_Goal_
Starting from the top of the material, restate each line exactly until the line that contains "import pandas as pd", which is also copied. Pictures are excluded.

_Data to process_

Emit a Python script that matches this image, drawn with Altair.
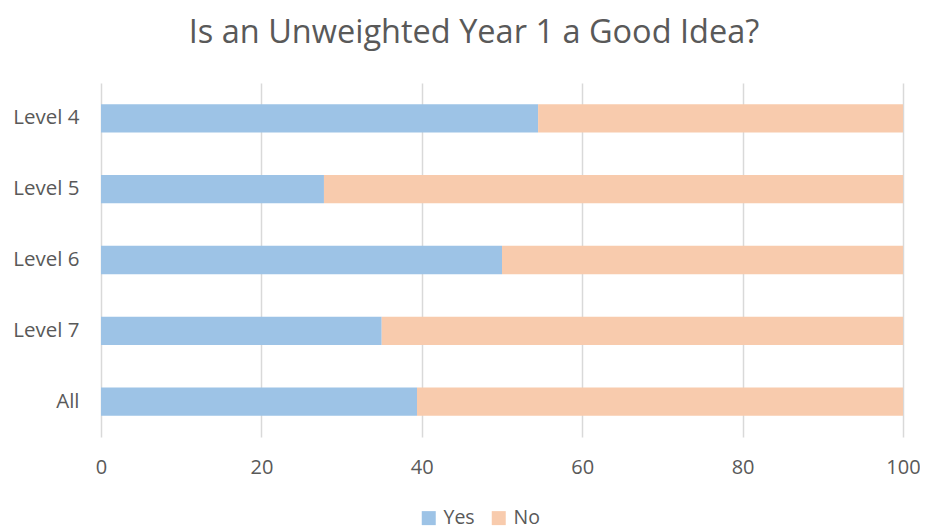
import altair as alt
import pandas as pd

categories = ["Level 4", "Level 5", "Level 6", "Level 7", "All"]
yes_values = [54.5, 27.8, 50.0, 35.0, 39.4]
no_values = [100 - v for v in yes_values]
series = ["Yes", "No"]
colors = ["#9DC3E6", "#F8CBAD"]

rows = []
for c, y, n in zip(categories, yes_values, no_values):
    rows.append({"category": c, "series": "Yes", "value": y, "order": 0})
    rows.append({"category": c, "series": "No", "value": n, "order": 1})
df = pd.DataFrame(rows)

FONT = "Open Sans"
GRAY = "#595959"

chart = alt.Chart(df).mark_bar().encode(
    y=alt.Y("category:N", sort=categories, title=None,
            scale=alt.Scale(paddingInner=0.6, paddingOuter=0.3),
            axis=alt.Axis(ticks=False, domain=False, labelFontSize=20.5, labelColor=GRAY,
                          labelFont=FONT, labelPadding=22)),
    x=alt.X("value:Q", stack="zero", title=None,
            scale=alt.Scale(domain=[0, 100], nice=False),
            axis=alt.Axis(values=[0, 20, 40, 60, 80, 100], ticks=False, domain=False,
                          grid=True, gridColor="#D9D9D9", gridWidth=1.5, labelFlush=False,
                          labelFontSize=20, labelColor=GRAY, labelFont=FONT, labelPadding=20)),
    color=alt.Color("series:N", sort=series,
                    scale=alt.Scale(domain=series, range=colors),
                    legend=alt.Legend(title=None, orient="none", direction="horizontal",
                                      legendX=318, legendY=425, symbolType="square",
                                      symbolSize=196, symbolStrokeWidth=0,
                                      labelFontSize=19.5, labelColor=GRAY, labelFont=FONT,
                                      columnPadding=14, labelOffset=5)),
    order=alt.Order("order:Q"),
).properties(
    width=802,
    height=354,
    title=alt.TitleParams("Is an Unweighted Year 1 a Good Idea?", fontSize=32.5,
                          font=FONT, color=GRAY, fontWeight="normal",
                          anchor="middle", dx=-28, offset=34),
    autosize=alt.AutoSizeParams(type="none"),
    padding={"left": 93, "top": 75, "right": 17, "bottom": 93},
).configure_view(stroke=None)

chart.save("out.html", embed_options={"renderer": "svg", "actions": False})
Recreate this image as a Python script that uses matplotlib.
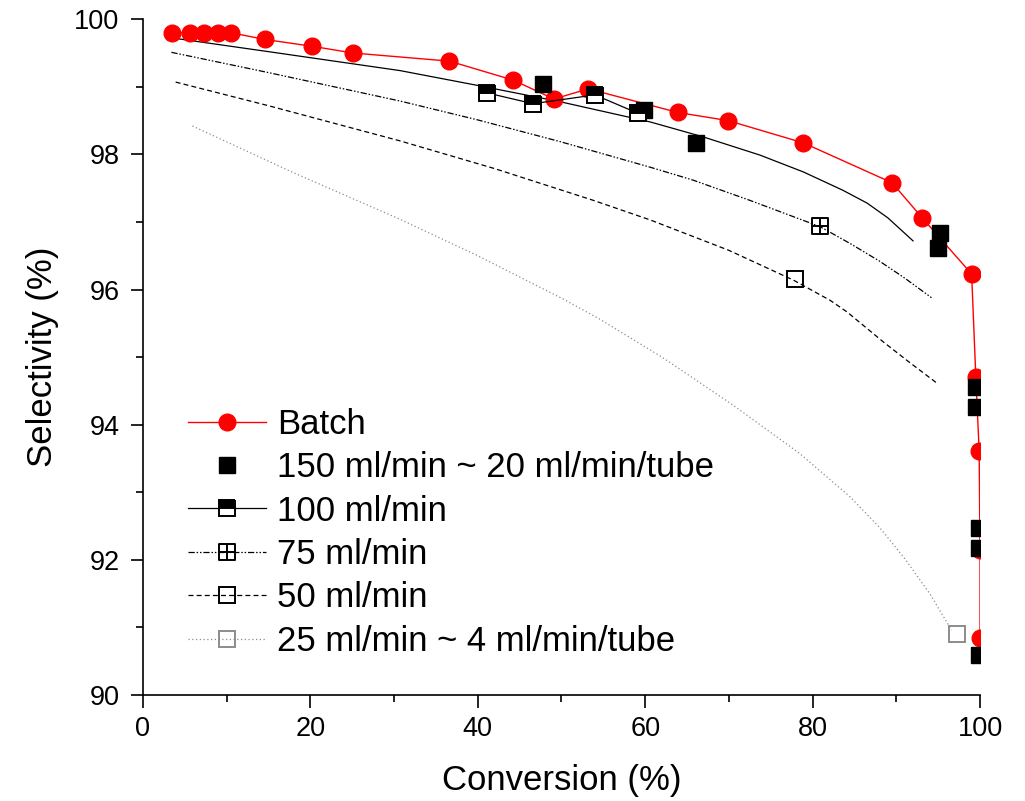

_Completed task_
Emit a Python script that matches this image, drawn with Altair.
import altair as alt
import pandas as pd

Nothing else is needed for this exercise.